## Aim of the exercise
Repeat exactly the lines running from the first line of the data to the line containing "const xTicks = [0, 10, 20, 30, 40, 50, 60];", both ends included, and nothing else; drop the pictures.
══════════════════════════════
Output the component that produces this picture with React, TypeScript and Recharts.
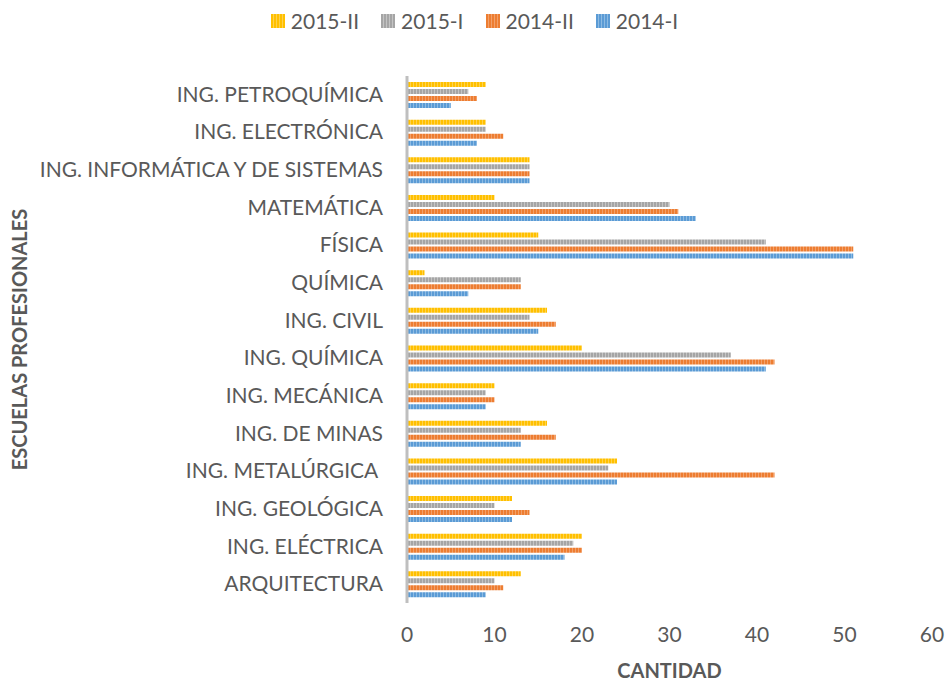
import React from "react";
import { BarChart, Bar, XAxis, YAxis, Label } from "recharts";

const categories = [
  "ING. PETROQUÍMICA",
  "ING. ELECTRÓNICA",
  "ING. INFORMÁTICA Y DE SISTEMAS",
  "MATEMÁTICA",
  "FÍSICA",
  "QUÍMICA",
  "ING. CIVIL",
  "ING. QUÍMICA",
  "ING. MECÁNICA",
  "ING. DE MINAS",
  "ING. METALÚRGICA ",
  "ING. GEOLÓGICA",
  "ING. ELÉCTRICA",
  "ARQUITECTURA",
];
const s2015II = [9, 9, 14, 10, 15, 2, 16, 20, 10, 16, 24, 12, 20, 13];
const s2015I = [7, 9, 14, 30, 41, 13, 14, 37, 9, 13, 23, 10, 19, 10];
const s2014II = [8, 11, 14, 31, 51, 13, 17, 42, 10, 17, 42, 14, 20, 11];
const s2014I = [5, 8, 14, 33, 51, 7, 15, 41, 9, 13, 24, 12, 18, 9];
const xTicks = [0, 10, 20, 30, 40, 50, 60];

const series = [
  { key: "2015-II", color: "#FFC000", light: "#FFD24D", values: s2015II },
  { key: "2015-I", color: "#A5A5A5", light: "#C4C4C4", values: s2015I },
  { key: "2014-II", color: "#ED7D31", light: "#F2A06A", values: s2014II },
  { key: "2014-I", color: "#5B9BD5", light: "#8DBBE3", values: s2014I },
];

const data = categories.map((c, i) => {
  const row: any = { name: c };
  series.forEach((s) => (row[s.key] = s.values[i]));
  return row;
});

const FONT = "Lato, 'Open Sans', sans-serif";
const TXT = "#595959";

const YTick = (props: any) => {
  const { y, payload } = props;
  return (
    <text
      x={383}
      y={y}
      dy={7}
      textAnchor="end"
      fontSize={21}
      fill={TXT}
      fontFamily={FONT}
      style={{ whiteSpace: "pre" }}
    >
      {payload.value}
    </text>
  );
};

const XTick = (props: any) => {
  const { x, payload } = props;
  return (
    <text x={x} y={642} textAnchor="middle" fontSize={21} fill={TXT} fontFamily={FONT}>
      {payload.value}
    </text>
  );
};

const LegendBox = () => (
  <div
    style={{
      position: "absolute",
      top: 8,
      left: 0,
      width: 949,
      display: "flex",
      justifyContent: "center",
      fontFamily: FONT,
      fontSize: 21,
      color: TXT,
    }}
  >
    {series.map((s, i) => (
      <div
        key={s.key}
        style={{ display: "flex", alignItems: "center", marginRight: i < series.length - 1 ? 22 : 0 }}
      >
        <svg width={14} height={14} style={{ marginRight: 6 }}>
          <rect width={14} height={14} fill={`url(#pat-${s.key})`} />
        </svg>
        <span>{s.key}</span>
      </div>
    ))}
  </div>
);

export default function App() {
  return (
    <div style={{ position: "absolute", left: 0, top: 0, width: 949, height: 682, background: "#fff" }}>
      <BarChart
        width={949}
        height={682}
        data={data}
        layout="vertical"
        margin={{ top: 76, right: 17, bottom: 0, left: 0 }}
        barSize={5}
        barGap={2}
      >
        <defs>
          {series.map((s) => (
            <pattern key={s.key} id={`pat-${s.key}`} width={3} height={3} patternUnits="userSpaceOnUse">
              <rect width={3} height={3} fill={s.color} />
              <rect x={2} width={1} height={3} fill={s.light} />
            </pattern>
          ))}
        </defs>
        <XAxis
          type="number"
          domain={[0, 60]}
          ticks={xTicks}
          axisLine={false}
          tickLine={false}
          tick={<XTick />}
          height={79}
          interval={0}
        >
          <Label
            value="CANTIDAD"
            position="insideBottom"
            offset={4}
            style={{ fontSize: 20, fontWeight: 700, fill: TXT, fontFamily: FONT }}
          />
        </XAxis>
        <YAxis
          type="category"
          dataKey="name"
          width={407}
          axisLine={{ stroke: "#BFBFBF", strokeWidth: 3 }}
          tickLine={false}
          tick={<YTick />}
          interval={0}
        >
          <Label
            value="ESCUELAS PROFESIONALES"
            angle={-90}
            position="insideLeft"
            offset={20}
            style={{ fontSize: 20, fontWeight: 700, fill: TXT, fontFamily: FONT, textAnchor: "middle" }}
          />
        </YAxis>
        {series.map((s) => (
          <Bar key={s.key} dataKey={s.key} fill={`url(#pat-${s.key})`} isAnimationActive={false} />
        ))}
      </BarChart>
      <LegendBox />
    </div>
  );
}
══════════════════════════════
## Worked solution
Output the component that produces this picture with React, TypeScript and Recharts.
import React from "react";
import { BarChart, Bar, XAxis, YAxis, Label } from "recharts";

const categories = [
  "ING. PETROQUÍMICA",
  "ING. ELECTRÓNICA",
  "ING. INFORMÁTICA Y DE SISTEMAS",
  "MATEMÁTICA",
  "FÍSICA",
  "QUÍMICA",
  "ING. CIVIL",
  "ING. QUÍMICA",
  "ING. MECÁNICA",
  "ING. DE MINAS",
  "ING. METALÚRGICA ",
  "ING. GEOLÓGICA",
  "ING. ELÉCTRICA",
  "ARQUITECTURA",
];
const s2015II = [9, 9, 14, 10, 15, 2, 16, 20, 10, 16, 24, 12, 20, 13];
const s2015I = [7, 9, 14, 30, 41, 13, 14, 37, 9, 13, 23, 10, 19, 10];
const s2014II = [8, 11, 14, 31, 51, 13, 17, 42, 10, 17, 42, 14, 20, 11];
const s2014I = [5, 8, 14, 33, 51, 7, 15, 41, 9, 13, 24, 12, 18, 9];
const xTicks = [0, 10, 20, 30, 40, 50, 60];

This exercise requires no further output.